Transitions, (encaustic) by Therese Cook

“When I think of art I think of beauty. Beauty is the mystery of life. It is not in the eye it is in the mind. In our minds there is awareness of perfection.” – Agnes Martin

“Art is restoration: the idea is to repair the damages that are inflicted in life, to make something that is fragmented – which is what fear and anxiety do to a person – into something whole.” – Louise Bourgeois

“…If art doesn't make us better, then what on earth is it for?”― Alice Walker

   EXHIBIT:  Annual STARK COUNTY ARTISTS EXHIBITION, at Massillon Museum, 121 Lincoln Way East, downtown Massillon, Ohio / THROUGH JANUARY 17, 2021 / Phone: 330-833-4061 / The Massillon Museum is open Tuesday through Saturday 9:30am - 5:00pm, Sunday 2:00pm – 5pm

https://massillonmuseum.org/  

   The bad news is that it’s time once again for my annual complaint against the practice of designating special awards in juried art exhibitions (Best in Show, Second Place, Third Place, and Honorable Mentions).

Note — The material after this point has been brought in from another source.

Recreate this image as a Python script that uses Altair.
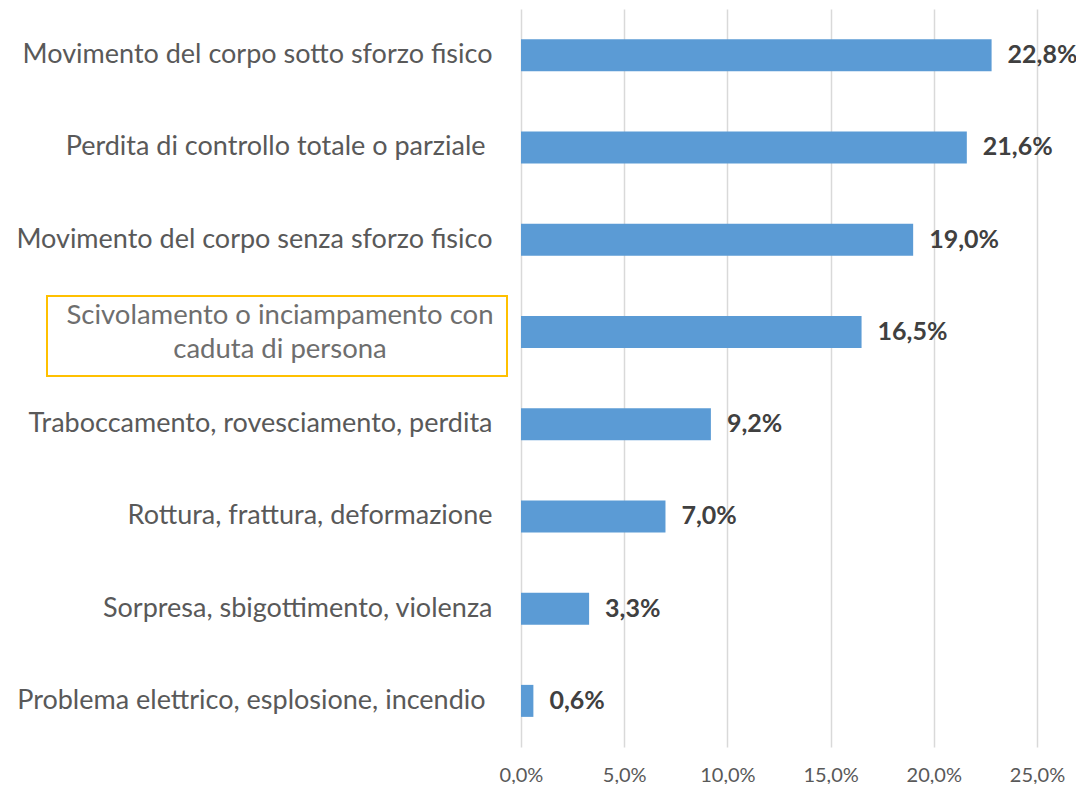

The good news is that I’ve decided to do something unprecedented (oh how I’ve come to hate that word!) this year by sparing you the trouble of trudging through more of my griping about a dated, silly ritual.  

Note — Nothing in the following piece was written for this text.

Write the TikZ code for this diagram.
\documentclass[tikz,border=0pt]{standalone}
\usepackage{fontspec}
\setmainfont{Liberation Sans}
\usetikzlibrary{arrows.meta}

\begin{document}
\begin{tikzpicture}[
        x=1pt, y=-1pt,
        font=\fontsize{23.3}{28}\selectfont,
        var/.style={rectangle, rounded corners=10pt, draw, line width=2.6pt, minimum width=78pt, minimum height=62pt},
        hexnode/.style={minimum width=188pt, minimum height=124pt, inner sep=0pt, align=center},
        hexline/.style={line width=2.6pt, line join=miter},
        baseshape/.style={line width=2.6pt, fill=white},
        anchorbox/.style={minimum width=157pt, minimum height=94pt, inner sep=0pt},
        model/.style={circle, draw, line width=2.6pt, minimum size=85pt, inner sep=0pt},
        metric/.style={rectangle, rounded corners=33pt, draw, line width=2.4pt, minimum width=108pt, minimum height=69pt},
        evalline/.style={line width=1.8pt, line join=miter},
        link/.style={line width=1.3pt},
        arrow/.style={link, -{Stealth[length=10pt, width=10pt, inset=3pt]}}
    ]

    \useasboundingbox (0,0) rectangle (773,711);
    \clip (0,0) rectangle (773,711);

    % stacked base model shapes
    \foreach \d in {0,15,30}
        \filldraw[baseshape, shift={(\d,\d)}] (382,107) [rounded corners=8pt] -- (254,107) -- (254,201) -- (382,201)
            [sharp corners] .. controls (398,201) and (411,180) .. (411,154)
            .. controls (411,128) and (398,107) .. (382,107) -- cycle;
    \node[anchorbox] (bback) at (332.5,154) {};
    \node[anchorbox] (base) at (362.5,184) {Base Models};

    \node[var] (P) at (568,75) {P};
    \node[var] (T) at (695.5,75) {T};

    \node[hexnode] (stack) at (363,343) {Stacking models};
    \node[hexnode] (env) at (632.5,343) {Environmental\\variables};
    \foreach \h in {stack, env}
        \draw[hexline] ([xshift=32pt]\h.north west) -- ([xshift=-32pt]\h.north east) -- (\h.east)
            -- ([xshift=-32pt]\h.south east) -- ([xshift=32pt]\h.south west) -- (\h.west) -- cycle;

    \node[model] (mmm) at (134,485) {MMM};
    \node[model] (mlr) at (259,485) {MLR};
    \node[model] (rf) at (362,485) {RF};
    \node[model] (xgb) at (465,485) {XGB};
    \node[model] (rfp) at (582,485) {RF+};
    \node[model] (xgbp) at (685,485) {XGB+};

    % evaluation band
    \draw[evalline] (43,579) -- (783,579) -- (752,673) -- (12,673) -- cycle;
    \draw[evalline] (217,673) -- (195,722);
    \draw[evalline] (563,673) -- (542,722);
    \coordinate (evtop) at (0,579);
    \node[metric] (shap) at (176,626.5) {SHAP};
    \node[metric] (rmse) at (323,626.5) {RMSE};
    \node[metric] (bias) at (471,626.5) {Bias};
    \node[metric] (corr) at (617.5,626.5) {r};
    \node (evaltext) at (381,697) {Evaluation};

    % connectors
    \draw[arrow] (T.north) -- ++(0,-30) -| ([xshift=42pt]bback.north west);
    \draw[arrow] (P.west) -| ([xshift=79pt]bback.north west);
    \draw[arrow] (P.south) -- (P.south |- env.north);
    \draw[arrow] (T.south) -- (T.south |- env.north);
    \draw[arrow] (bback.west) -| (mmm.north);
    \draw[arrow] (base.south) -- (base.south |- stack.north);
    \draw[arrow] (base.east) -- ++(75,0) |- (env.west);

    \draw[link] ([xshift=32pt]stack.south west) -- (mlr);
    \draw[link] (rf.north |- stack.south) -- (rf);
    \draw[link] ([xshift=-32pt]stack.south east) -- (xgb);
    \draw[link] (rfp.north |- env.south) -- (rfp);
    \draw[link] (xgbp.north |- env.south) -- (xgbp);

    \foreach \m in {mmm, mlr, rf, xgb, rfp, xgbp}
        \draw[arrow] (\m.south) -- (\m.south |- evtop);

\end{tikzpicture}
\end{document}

   That said, I am elated to have a mixed media piece in this show called Writes of Passage, which I wrote about here on June 5 (and which you can find in the ARTWACH archive if you care to read more about it).  I congratulate this year’s top awardees, and my aforementioned objection to the awards process in general is certainly not intended to question the excellence of their works. I encourage you to listen to their statements by clicking on this video link: 

https://www.facebook.com/MassillonMuseum/videos/396282818448601 

    Additionally, I commend all 40 artists on view here for their engaging contributions to this diverse and delectable feast for the eyes. It’s a remarkable assembly of 57 works selected out of 164 entries from 66 artists. This year’s jurors were Nolan Beck-Rivera, a Cleveland-based designer and founder of Heyhey Studio; Alexandria Couch, an Akron-based painter and printmaker; and Bellamy Printz, a Cleveland-based printmaker and owner of Deep Dive Art Projects and Editions. Their decisions must have been difficult.

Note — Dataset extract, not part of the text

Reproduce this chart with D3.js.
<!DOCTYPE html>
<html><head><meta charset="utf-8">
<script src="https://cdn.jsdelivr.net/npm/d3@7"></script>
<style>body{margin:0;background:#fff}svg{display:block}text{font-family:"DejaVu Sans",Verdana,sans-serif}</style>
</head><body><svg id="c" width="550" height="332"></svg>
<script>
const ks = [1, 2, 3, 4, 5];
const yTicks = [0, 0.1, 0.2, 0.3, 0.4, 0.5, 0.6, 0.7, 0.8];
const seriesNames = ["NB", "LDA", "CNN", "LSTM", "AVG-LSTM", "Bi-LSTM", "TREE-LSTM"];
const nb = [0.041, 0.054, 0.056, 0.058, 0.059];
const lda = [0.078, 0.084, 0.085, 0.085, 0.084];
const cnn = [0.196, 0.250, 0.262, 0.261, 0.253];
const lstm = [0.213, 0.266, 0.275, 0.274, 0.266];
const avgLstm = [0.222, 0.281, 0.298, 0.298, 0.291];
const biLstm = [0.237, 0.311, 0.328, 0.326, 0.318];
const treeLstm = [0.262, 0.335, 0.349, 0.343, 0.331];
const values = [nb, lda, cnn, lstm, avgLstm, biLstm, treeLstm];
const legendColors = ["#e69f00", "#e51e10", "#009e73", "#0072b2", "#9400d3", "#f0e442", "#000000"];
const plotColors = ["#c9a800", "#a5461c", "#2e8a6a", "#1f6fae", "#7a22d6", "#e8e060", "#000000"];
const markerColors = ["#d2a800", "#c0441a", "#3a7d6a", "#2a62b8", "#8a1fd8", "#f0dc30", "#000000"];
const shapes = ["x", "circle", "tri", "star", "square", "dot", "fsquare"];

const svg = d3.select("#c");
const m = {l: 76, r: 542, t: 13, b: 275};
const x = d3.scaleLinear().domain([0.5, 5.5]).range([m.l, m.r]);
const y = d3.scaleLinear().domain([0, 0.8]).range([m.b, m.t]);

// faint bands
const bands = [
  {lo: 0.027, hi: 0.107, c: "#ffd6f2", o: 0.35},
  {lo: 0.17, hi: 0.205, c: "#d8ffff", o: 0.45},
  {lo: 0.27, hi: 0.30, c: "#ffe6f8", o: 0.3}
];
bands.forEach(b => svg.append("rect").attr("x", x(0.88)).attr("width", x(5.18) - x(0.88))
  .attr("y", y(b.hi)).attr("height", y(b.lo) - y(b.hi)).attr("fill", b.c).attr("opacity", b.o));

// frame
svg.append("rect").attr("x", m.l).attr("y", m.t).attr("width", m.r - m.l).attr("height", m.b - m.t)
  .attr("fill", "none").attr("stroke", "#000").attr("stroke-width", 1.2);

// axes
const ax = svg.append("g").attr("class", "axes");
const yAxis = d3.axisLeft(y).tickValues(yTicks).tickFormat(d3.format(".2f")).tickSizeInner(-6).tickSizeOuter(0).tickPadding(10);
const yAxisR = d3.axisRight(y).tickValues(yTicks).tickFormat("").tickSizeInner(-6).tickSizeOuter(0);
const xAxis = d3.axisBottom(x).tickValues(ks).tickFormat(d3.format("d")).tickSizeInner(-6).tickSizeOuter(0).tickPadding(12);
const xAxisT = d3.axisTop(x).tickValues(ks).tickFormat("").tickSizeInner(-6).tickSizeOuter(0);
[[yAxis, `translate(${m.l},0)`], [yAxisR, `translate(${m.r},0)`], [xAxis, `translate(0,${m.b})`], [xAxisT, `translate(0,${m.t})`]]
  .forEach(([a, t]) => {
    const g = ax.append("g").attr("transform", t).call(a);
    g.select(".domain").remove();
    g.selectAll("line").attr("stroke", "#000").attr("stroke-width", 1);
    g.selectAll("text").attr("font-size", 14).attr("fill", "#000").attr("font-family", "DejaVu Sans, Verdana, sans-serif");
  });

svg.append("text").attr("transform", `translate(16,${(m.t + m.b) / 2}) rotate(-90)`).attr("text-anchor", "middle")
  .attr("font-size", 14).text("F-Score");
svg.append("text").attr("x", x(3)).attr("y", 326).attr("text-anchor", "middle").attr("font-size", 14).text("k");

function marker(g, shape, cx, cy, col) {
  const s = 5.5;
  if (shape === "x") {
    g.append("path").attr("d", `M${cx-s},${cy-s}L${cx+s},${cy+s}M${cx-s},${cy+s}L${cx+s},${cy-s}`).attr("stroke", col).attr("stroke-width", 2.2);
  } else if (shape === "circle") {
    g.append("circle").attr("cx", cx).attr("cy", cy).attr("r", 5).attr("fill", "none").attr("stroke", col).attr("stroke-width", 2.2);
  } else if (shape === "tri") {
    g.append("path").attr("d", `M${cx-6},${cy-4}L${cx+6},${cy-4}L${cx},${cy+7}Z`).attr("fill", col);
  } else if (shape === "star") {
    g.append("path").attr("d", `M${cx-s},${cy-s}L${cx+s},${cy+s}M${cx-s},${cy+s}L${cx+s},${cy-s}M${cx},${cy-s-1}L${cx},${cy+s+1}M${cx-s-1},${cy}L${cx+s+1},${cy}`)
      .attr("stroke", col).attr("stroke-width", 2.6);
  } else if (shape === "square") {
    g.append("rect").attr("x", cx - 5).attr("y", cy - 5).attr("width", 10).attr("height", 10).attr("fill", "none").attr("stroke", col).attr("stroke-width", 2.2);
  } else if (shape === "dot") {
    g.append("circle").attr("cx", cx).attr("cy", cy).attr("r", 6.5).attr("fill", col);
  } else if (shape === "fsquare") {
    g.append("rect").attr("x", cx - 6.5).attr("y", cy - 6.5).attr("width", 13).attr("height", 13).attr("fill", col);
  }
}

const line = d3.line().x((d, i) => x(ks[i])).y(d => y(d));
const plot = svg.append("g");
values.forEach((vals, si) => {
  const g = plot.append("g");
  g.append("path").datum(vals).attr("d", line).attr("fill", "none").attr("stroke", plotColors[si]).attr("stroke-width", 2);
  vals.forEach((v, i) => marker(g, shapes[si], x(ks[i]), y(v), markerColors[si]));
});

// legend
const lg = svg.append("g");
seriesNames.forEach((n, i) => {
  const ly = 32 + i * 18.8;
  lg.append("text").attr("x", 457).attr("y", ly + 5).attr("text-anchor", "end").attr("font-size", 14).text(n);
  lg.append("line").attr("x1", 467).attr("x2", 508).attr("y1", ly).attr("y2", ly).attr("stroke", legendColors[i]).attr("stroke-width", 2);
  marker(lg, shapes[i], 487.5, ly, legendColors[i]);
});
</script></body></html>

   One compelling aspect of this exhibit is that slightly more than half of the exhibitors are women. Not that I’m surprised, mind you. Far from it. Stark county has been notably rich with accomplished women artists for a long time. There was even a point when I seriously considered titling this post “Hommage aux femmes artistes.”  However, my purpose in that case was never to imply that the jurors were somehow acting on a peremptory or exclusionary agenda, or that the exhibiting menfolk didn’t merit our careful attentions.

   Speaking of careful attention, consider Imminent Storm, a stunning oil painting by Gerald Fox (Honorable Mention). There’s a dramatic tension at work between the dreamy, glowing green field receding to a quiet, low horizon, and the looming storm above - verdant peace about to be engulfed by monstrous supernal forces. A fitting metaphor for the current turbulence of our sociocultural landscape?

   Turbulent indeed. In these contentious and traumatic times, many voices of women have risen with renewed passion and intensity as they speak to issues of female aspirations, empowerment, and identity. There’s an intriguing dichotomy conveyed in (Not) Our Bodies Ourselves, a dyed fabric work by Priscilla Roggenkamp (Third Place Winner). The four hanging,  camesole forms are somewhat suggestive of uterine anatomies. At once autonomous forms and yet tied together, are they united, or entangled?  I wonder: Is that loose-looking knot a symbol of solidarity, or an imminent act of subjugation?

 Patricia Zinsmeister Parker has three mixed media paintings in this exhibit. Her Shared Desires (A Cup of Coffee) was awarded Second Place. It seems like a still-life, though there’s nothing static about it at all. Parker  doesn’t paint scenic pictures in the strictest sense of the word. She paints attitudes, really, and with a thoughtful swagger. Call it mindful playtime. Her picture planes aren’t illusionistic windows but rather like dance floors, where bold shapes and textures pop and pulse, push and pull, all vigorously swaying in sassy saturated hues. Thoroughly electrifying.

   Best in Show was awarded to Judi Krew for her exquisite A woman’s place was in the home.  It’s a 1950s-style dress that Krew fashioned from vintage pieces of embroidery and tatting work made by Krew’s husband’s grandmother, Anna Drottleff, circa 1930s-1950s. This work - a collaboration of sorts - is an altogether bedazzling adventure in fibrous storytelling on Krew’s part. You could consider it a loving dialogue between two women spanning generations. Here’s a tactile conversation, then, about wondrously dexterous hands transcending time as they reconfigured pieces of old dresser and chair scarves, tablecloths, pillowcases and the like, into something far more than a domestic utilitarian craft.

   These days (and maybe more than ever before in our lifetime?), viewing an actual art object – up close, in real time - can be an efficacious salve for the myriad vexations inflicted by “social distancing.” Art always makes tangible the voices of the makers’ innermost musings and ideations, in effect transmitting an intimate narrative of their aliveness. Their presence.  Better yet, their presents. Which is to say…gifts. Looking at them, long and slowly, is to open them, to unwrap them. And when you do, here’s hoping it’s with eyes wide open, an alert mind, and thankful heart.

   So savor this feast. Be filled. And have a Merry Christmas.